英雄,身而為英雄,不光要有強健的體魄和忍受苦難的毅力,更要有視集體利益大於個體利益的堅強意誌和信念,隻有這份執著和不懼犧牲的品質,英雄才能帶領自己的族群於逆境中奮起,麵對絕望亦戰鬥不息。這種特性的具體表現就是敢於舍棄。舍棄不必要的情感,不被不必要的事情幹擾視線,堅強到敢於赴死,隻留下了對整個種群的愛,為了這份愛不擇手段。
這份愛看似無私偉大,也確實可以做到在複雜極端的環境麵前做到毫無留戀,能把“超人”的特性發揮到極限,但其過於純粹。

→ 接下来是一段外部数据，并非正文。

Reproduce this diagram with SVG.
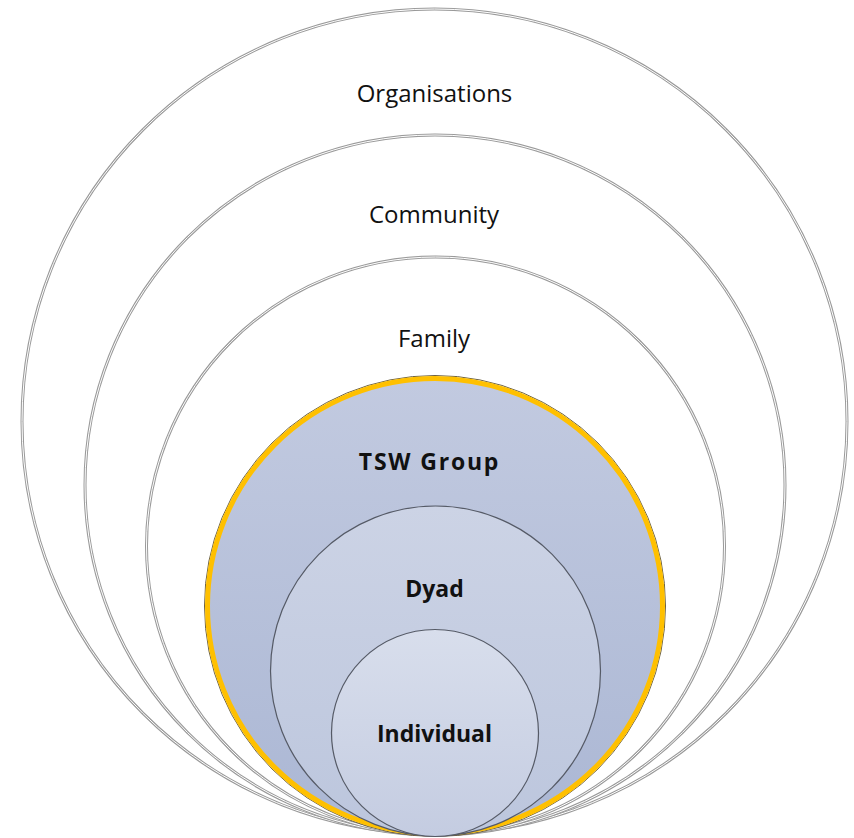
<svg xmlns="http://www.w3.org/2000/svg" width="854" height="838" viewBox="0 0 854 838">
<style>
.outer{fill:none;stroke:#9a9a9a;stroke-width:3}
.outerIn{fill:none;stroke:#ffffff;stroke-width:1}
.lbl{font-family:"Open Sans","Liberation Sans",sans-serif;font-size:24px;fill:#111;text-anchor:middle}
.blbl{font-family:"Open Sans","Liberation Sans",sans-serif;font-size:23px;font-weight:bold;fill:#111;text-anchor:middle}
.inner{stroke:#555a66;stroke-width:1.2}
</style>
<defs>
<linearGradient id="gTsw" x1="0" y1="0" x2="0" y2="1">
<stop offset="0" stop-color="#c2cae0"/>
<stop offset="1" stop-color="#abb7d4"/>
</linearGradient>
<linearGradient id="gDyad" x1="0" y1="0" x2="0" y2="1">
<stop offset="0" stop-color="#ccd3e5"/>
<stop offset="1" stop-color="#bcc6dd"/>
</linearGradient>
<linearGradient id="gInd" x1="0" y1="0" x2="0" y2="1">
<stop offset="0" stop-color="#d8deec"/>
<stop offset="1" stop-color="#c4cce1"/>
</linearGradient>
</defs>
<rect width="854" height="838" fill="#ffffff"/>
<g id="organisations">
<circle class="outer" cx="434.5" cy="421.5" r="412.5"/>
<circle class="outerIn" cx="434.5" cy="421.5" r="412.5"/>
<text class="lbl" x="434.5" y="102">Organisations</text>
</g>
<g id="community">
<circle class="outer" cx="435" cy="485" r="350"/>
<circle class="outerIn" cx="435" cy="485" r="350"/>
<text class="lbl" x="434" y="223">Community</text>
</g>
<g id="family">
<circle class="outer" cx="435.5" cy="546" r="289"/>
<circle class="outerIn" cx="435.5" cy="546" r="289"/>
<text class="lbl" x="434" y="347">Family</text>
</g>
<g id="tsw-group">
<circle cx="435" cy="606" r="230.5" fill="none" stroke="#6b6040" stroke-width="1"/>
<circle cx="435" cy="606" r="227.5" fill="url(#gTsw)" stroke="#ffc000" stroke-width="5"/>
<text class="blbl" x="429.5" y="470" letter-spacing="1.8">TSW Group</text>
</g>
<g id="dyad">
<circle class="inner" cx="435.5" cy="671" r="165" fill="url(#gDyad)"/>
<text class="blbl" x="434.5" y="597">Dyad</text>
</g>
<g id="individual">
<circle class="inner" cx="435" cy="733" r="103.5" fill="url(#gInd)"/>
<text class="blbl" x="434.5" y="742">Individual</text>
</g>
<g id="connectors"></g>
</svg>
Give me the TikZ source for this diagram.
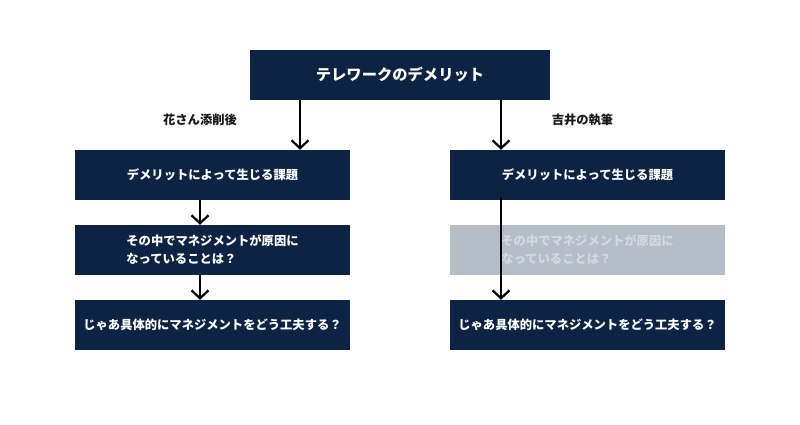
\documentclass[tikz,border=0pt]{standalone}
\usepackage{fontspec}
\setmainfont{Noto Sans CJK JP}
\usetikzlibrary{arrows.meta}
\definecolor{navy}{HTML}{0D2344}
\definecolor{fadebox}{HTML}{B5BDC7}
\definecolor{fadetext}{HTML}{D4D9DF}

\begin{document}
\begin{tikzpicture}
[x=1pt,y=-1pt,box/.style={fill=navy,text=white,inner sep=0pt,minimum width=275pt,minimum height=50pt,align=left,font=\bfseries\fontsize{12.3}{18}\selectfont},topbox/.style={box,minimum width=300pt,font=\bfseries\fontsize{15.3}{18}\selectfont},faded/.style={box,fill=fadebox,text=fadetext},note/.style={font=\bfseries\fontsize{12.3}{15}\selectfont,text=black!90},arr/.style={-{Straight Barb[length=8pt,width=17pt]},line width=2.2pt,black},]
\useasboundingbox (0,0) rectangle (800,425);
% top
\node[topbox](demerit) at (400,75){テレワークのデメリット};
% left column
\node[note](hana) at (200,120){花さん添削後};
\node[box](lcause) at (212.5,175){デメリットによって生じる課題};
\node[box](lmgmt) at (212.5,250){その中でマネジメントが原因に\\なっていることは？};
\node[box](lhow) at (212.5,325){じゃあ具体的にマネジメントをどう工夫する？};
% right column
\node[note](yoshii) at (582.5,120){吉井の執筆};
\node[box](rcause) at (587.5,175){デメリットによって生じる課題};
\node[faded](rmgmt) at (587.5,250){その中でマネジメントが原因に\\なっていることは？};
\node[box](rhow) at (587.5,325){じゃあ具体的にマネジメントをどう工夫する？};
% arrows
\draw[arr] ([xshift=-100pt]demerit.south) -- ([xshift=-100pt]demerit.south |- lcause.north);
\draw[arr] ([xshift=101pt]demerit.south) -- ([xshift=101pt]demerit.south |- rcause.north);
\draw[arr] ([xshift=-12.5pt]lcause.south) -- ([xshift=-12.5pt]lmgmt.north);
\draw[arr] ([xshift=-12.5pt]lmgmt.south) -- ([xshift=-12.5pt]lhow.north);
\draw[arr] ([xshift=-86.5pt,yshift=3pt]rcause.south) -- ([xshift=-86.5pt]rhow.north);
\end{tikzpicture}
\end{document}
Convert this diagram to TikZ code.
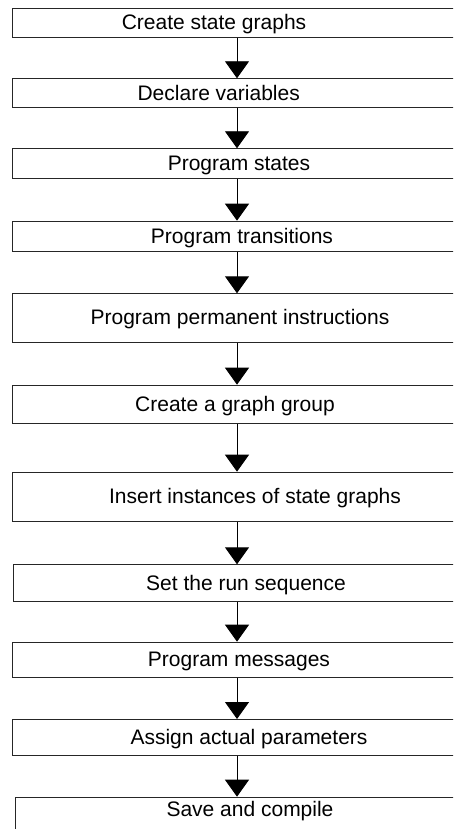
\documentclass[tikz,border=0pt]{standalone}
\usepackage{fontspec}
\setmainfont{Liberation Sans}
\usetikzlibrary{arrows.meta}
\begin{document}
\begin{tikzpicture}[x=1pt,y=-1pt,
  stepbox/.style={draw=black!85, line width=0.9pt, rectangle, inner sep=0pt, anchor=north west},
  steptext/.style={font=\fontsize{21}{24}\selectfont, anchor=base, inner sep=0pt},
  flow/.style={line width=0.9pt, -{Triangle[width=24pt,length=17pt]}}]
\useasboundingbox (0,0) rectangle (453,829);
\clip (0,0) rectangle (453,829);
\coordinate (ax) at (237,0);
% boxes run off the right edge of the picture
\node[stepbox, minimum width=500pt, minimum height=28.7pt] (b1) at (12,8) {};
\node[stepbox, minimum width=500pt, minimum height=29pt] (b2) at (12,78.3) {};
\node[stepbox, minimum width=500pt, minimum height=30pt] (b3) at (12,148.3) {};
\node[stepbox, minimum width=500pt, minimum height=30pt] (b4) at (12,220.7) {};
\node[stepbox, minimum width=500pt, minimum height=48.4pt] (b5) at (12,293.3) {};
\node[stepbox, minimum width=500pt, minimum height=38.6pt] (b6) at (12,384.7) {};
\node[stepbox, minimum width=500pt, minimum height=49.3pt] (b7) at (12,471.7) {};
\node[stepbox, minimum width=500pt, minimum height=36.4pt] (b8) at (13.3,564.3) {};
\node[stepbox, minimum width=500pt, minimum height=35pt] (b9) at (11.7,641.7) {};
\node[stepbox, minimum width=500pt, minimum height=36pt] (b10) at (12,719) {};
\node[stepbox, minimum width=500pt, minimum height=50pt] (b11) at (15,796.7) {};
% texts
\node[steptext] (t1) at (214,30) {Create state graphs};
\node[steptext] (t2) at (218.7,100.3) {Declare variables};
\node[steptext] (t3) at (239,170.8) {Program states};
\node[steptext] (t4) at (242,243.2) {Program transitions};
\node[steptext] (t5) at (240,324) {Program permanent instructions};
\node[steptext] (t6) at (235,411.5) {Create a graph group};
\node[steptext] (t7) at (255,503.9) {Insert instances of state graphs};
\node[steptext] (t8) at (246,590) {Set the run sequence};
\node[steptext] (t9) at (239,666.7) {Program messages};
\node[steptext] (t10) at (249,744.5) {Assign actual parameters};
\node[steptext] (t11) at (250,816.7) {Save and compile};
% connectors
\foreach \a/\b in {b1/b2,b2/b3,b3/b4,b4/b5,b5/b6,b6/b7,b7/b8,b8/b9,b9/b10,b10/b11}
  \draw[flow] (\a.south -| ax) -- (\b.north -| ax);
\end{tikzpicture}
\end{document}
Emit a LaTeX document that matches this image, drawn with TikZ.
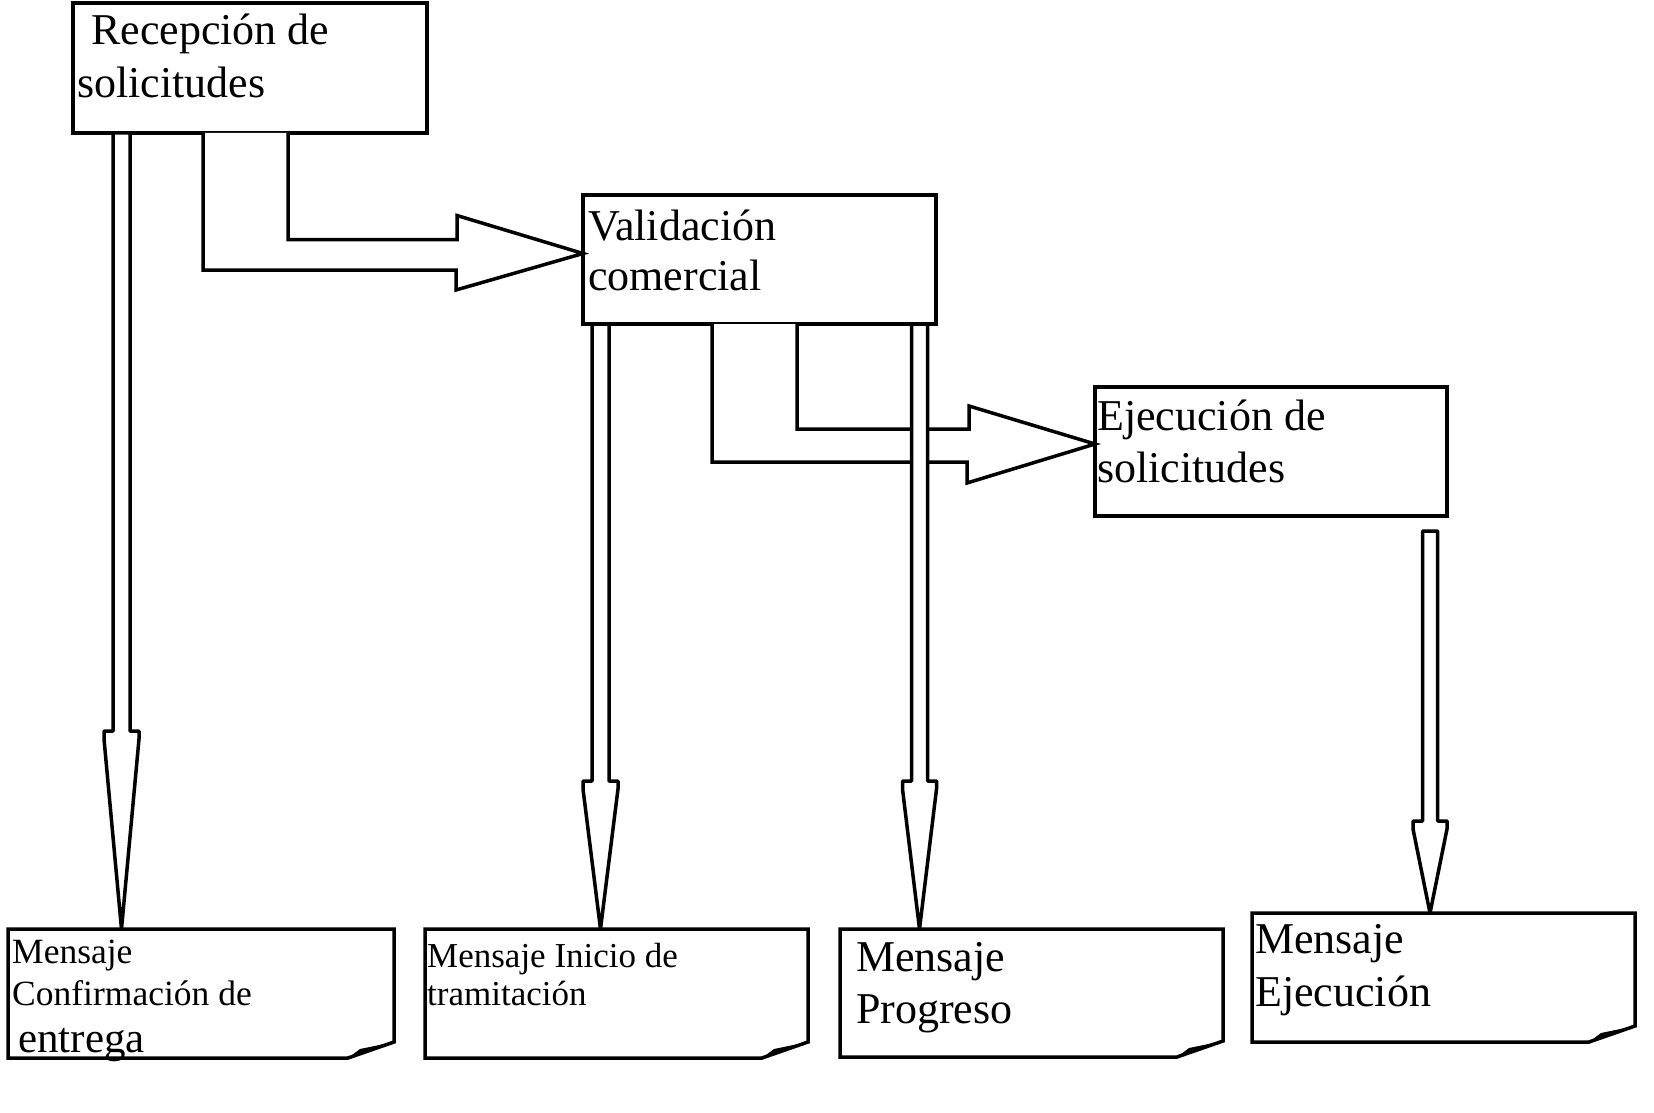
\documentclass[tikz,border=0pt]{standalone}
\usepackage{fontspec}
\setmainfont{Liberation Serif}
\usetikzlibrary{calc}

\tikzset{
  procbox/.style={draw,line width=3.5pt,inner sep=0pt,outer sep=0pt,anchor=north west,
    minimum width=353pt,minimum height=129pt},
  msgbox/.style={inner sep=0pt,outer sep=0pt,anchor=north west,
    minimum width=384pt,minimum height=129pt},
  bigtxt/.style={inner sep=0pt,anchor=base west,align=left,font=\fontsize{44}{52}\selectfont},
  smalltxt/.style={inner sep=0pt,anchor=base west,align=left,font=\fontsize{35.5}{41}\selectfont},
  wire/.style={draw,line width=3.5pt,fill=white,line join=miter},
}

% outline of a message with its folded corner
\newcommand\foldbox[1]{%
  \draw[wire] (#1.north west) -- (#1.north east) -- ([yshift=16pt]#1.south east)
    -- ([xshift=-46pt]#1.south east) -- (#1.south west) -- cycle;
  \fill ([xshift=-46pt]#1.south east) -- ([xshift=-34pt,yshift=9pt]#1.south east)
    -- ([yshift=16pt]#1.south east) -- ([xshift=-30pt,yshift=6pt]#1.south east) -- cycle;}

% hollow downward arrow: start, tip, head length, shaft half width, head half width
\newcommand\hollowdown[5]{%
  \draw[wire,line join=round] ([xshift=-#4pt]#1) -- ([xshift=-#4pt,yshift=#3pt]#2)
    -- ([xshift=-#5pt,yshift=#3pt]#2) -- ([xshift=-#5pt,yshift=#3pt-8pt]#2) -- (#2)
    -- ([xshift=#5pt,yshift=#3pt-8pt]#2) -- ([xshift=#5pt,yshift=#3pt]#2)
    -- ([xshift=#4pt,yshift=#3pt]#2) -- ([xshift=#4pt]#1) -- cycle;}

\begin{document}
\begin{tikzpicture}[x=1pt,y=-1pt]
\useasboundingbox (0,0) rectangle (1654,1113);

% procesos
\node[procbox,minimum width=354pt,minimum height=130pt] (recep) at (73,3) {};
\node[procbox] (valid) at (583,195) {};
\node[procbox,minimum width=352pt] (exec) at (1095,387) {};
\node[bigtxt] (recep-t) at ([xshift=4pt,yshift=-95pt]recep.north west)
  {\hspace*{14pt}Recepción de\\[1pt]solicitudes};
\node[bigtxt] (valid-t) at ([xshift=5pt,yshift=-95pt]valid.north west)
  {Validación\\[-2pt]comercial};
\node[bigtxt] (exec-t) at ([xshift=2pt,yshift=-95pt]exec.north west)
  {Ejecución de\\solicitudes};

% mensajes
\node[msgbox,minimum width=386pt] (msgA) at (8,929) {};
\node[msgbox,minimum width=383pt] (msgB) at (425,929) {};
\node[msgbox,minimum width=383pt,minimum height=128pt] (msgC) at (840,929) {};
\node[msgbox,minimum width=383pt] (msgD) at (1252,913) {};
\foldbox{msgA} \foldbox{msgB} \foldbox{msgC} \foldbox{msgD}
\node[smalltxt,font=\fontsize{35.5}{44}\selectfont] (msgA-t) at ([xshift=4pt,yshift=-123pt]msgA.north west)
  {Mensaje\\[-2pt]Confirmación de\\[3pt]\hspace*{6pt}{\fontsize{43}{44}\selectfont entrega}};
\node[smalltxt,font=\fontsize{35}{38}\selectfont] (msgB-t) at ([xshift=2pt,yshift=-76pt]msgB.north west)
  {Mensaje Inicio de\\tramitación};
\node[bigtxt] (msgC-t) at ([xshift=16pt,yshift=-94pt]msgC.north west)
  {Mensaje\\Progreso};
\node[bigtxt,font=\fontsize{44}{53}\selectfont] (msgD-t) at ([xshift=3pt,yshift=-93pt]msgD.north west)
  {Mensaje\\Ejecución};

% flechas en codo
\coordinate (e1a) at ([xshift=130pt]recep.south west);
\coordinate (e1b) at ([xshift=215pt]recep.south west);
\coordinate (e1tip) at ([yshift=6pt]valid.west);
\draw[wire] (e1a) -- ++(0,137) -- ++(253,0) -- ++(0,20) -- (e1tip)
  -- ++(-126,-38) -- ++(0,24) -| (e1b);
\coordinate (e2a) at ([xshift=129pt]valid.south west);
\coordinate (e2b) at ([xshift=214pt]valid.south west);
\coordinate (e2tip) at ([yshift=7.5pt]exec.west);
\draw[wire] (e2a) -- ++(0,138) -- ++(255,0) -- ++(0,21) -- (e2tip)
  -- ++(-126,-38) -- ++(0,23) -| (e2b);

% flechas hacia los mensajes
\coordinate (s1) at ([xshift=48.5pt]recep.south west);
\coordinate (t1) at (s1 |- msgA.north);
\hollowdown{s1}{t1}{198}{8.5}{17.5}
\coordinate (s2) at ([xshift=17.5pt]valid.south west);
\coordinate (t2) at (s2 |- msgB.north);
\hollowdown{s2}{t2}{148}{8.5}{17.5}
\coordinate (s3) at ([xshift=-16.5pt]valid.south east);
\coordinate (t3) at (s3 |- msgC.north);
\hollowdown{s3}{t3}{148}{8}{17}
\coordinate (s4) at ([xshift=-17pt,yshift=-15pt]exec.south east);
\coordinate (t4) at (s4 |- msgD.north);
\hollowdown{s4}{t4}{92}{7.5}{17}
\end{tikzpicture}
\end{document}
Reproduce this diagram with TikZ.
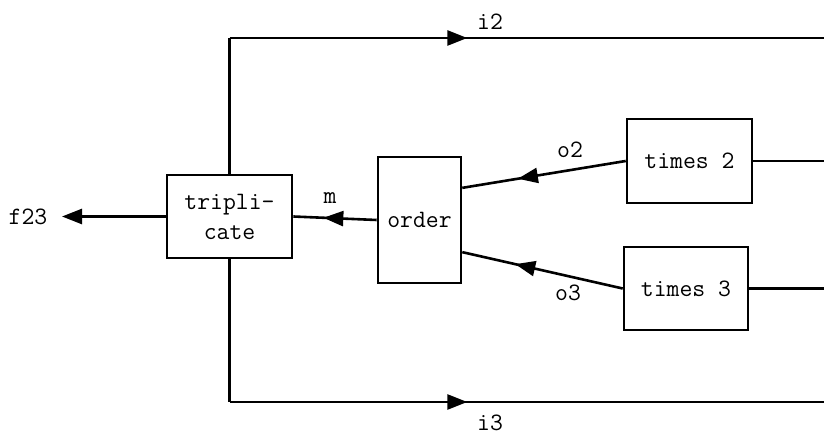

在慘烈的戰爭甚至末日廢土之類極端環境下,唯有靠“純粹”才能生存下去,但“純粹”的另一麵是狹隘,即拘泥於自身的立場和信念,無法寬容和客觀的看待問題。這種過於堅守自己的正確很可能會在接下來的領域中導致錯誤的選擇。
為了確認他是否具備進入下一個領域接受試煉的資格,
“你……願意原諒‘李林’嗎?”
個體即群體,群體即個體。
李林的所有行為,其產生的後果及相關責任,全都可以算到情感記憶模塊中的亡靈們身上。
這不是什麼連帶責任,沒人會接受“砍人的是右手,左手是無辜的”之類的邏輯,包括羅蘭在內所有受害者都有資格怨恨他們,同樣也有拒絕原諒的權力。
羅蘭沉默了一瞬。
在短暫的片刻裏,一路走來的回憶在心中翻湧,經曆了眾多的邂逅與分別,如今他已經不知道該如何準確描述此刻的心境。
“我……想,我真的,能……”
不是勉強自己硬說出違心的話語。
那是發自肺腑的感言。
沒有怨恨,沒有激動,隻有疲憊。
羅蘭並不想要戰鬥。
置身於不戰鬥就活不下去,或是看不下去,隻能用戰鬥去解決的狀態之下,他根本無從選擇。
他隻能戰鬥。
說到造成這一切的始作俑者,無疑就是李林。
“為何不怨恨,為何不憎惡和埋怨,為何——仍能原諒?”
原諒……?
羅蘭蹙起並不存在的眉毛。
“其實那應該不能算是原諒吧。……隻是我不想去怨恨,怨恨沒有任何意義。”
羅蘭知道,有人會把這當成是他腦子有毛病的證據,也有人會指著他的鼻子罵“聖母癌”。
他知道必然會有人有這樣的反應,那些人是基於什麼做出反應,他大概也知道。
即便如此,他也不願去恨,在接觸了那段不為人知的曆史之後,他也無法去恨。
怨恨與憎惡不會產生任何正麵的作用和意義,不管怎麼去怨恨,怎麼去聲討和複仇,失去的東西也不會回來,怨恨的對象也不會知道他心中的痛苦和酸楚。
怨恨的盡頭隻有無盡的空虛——他已經再清楚不過。
更不要說——
“我不想因為怨恨,墮落成怨恨對象的模樣。”
那不是故作姿態,也不是自命清高。
那是在看完了蓋亞、阿賴耶識和李林的悲劇後,作為一名後來旁觀者的一絲矜持和自省。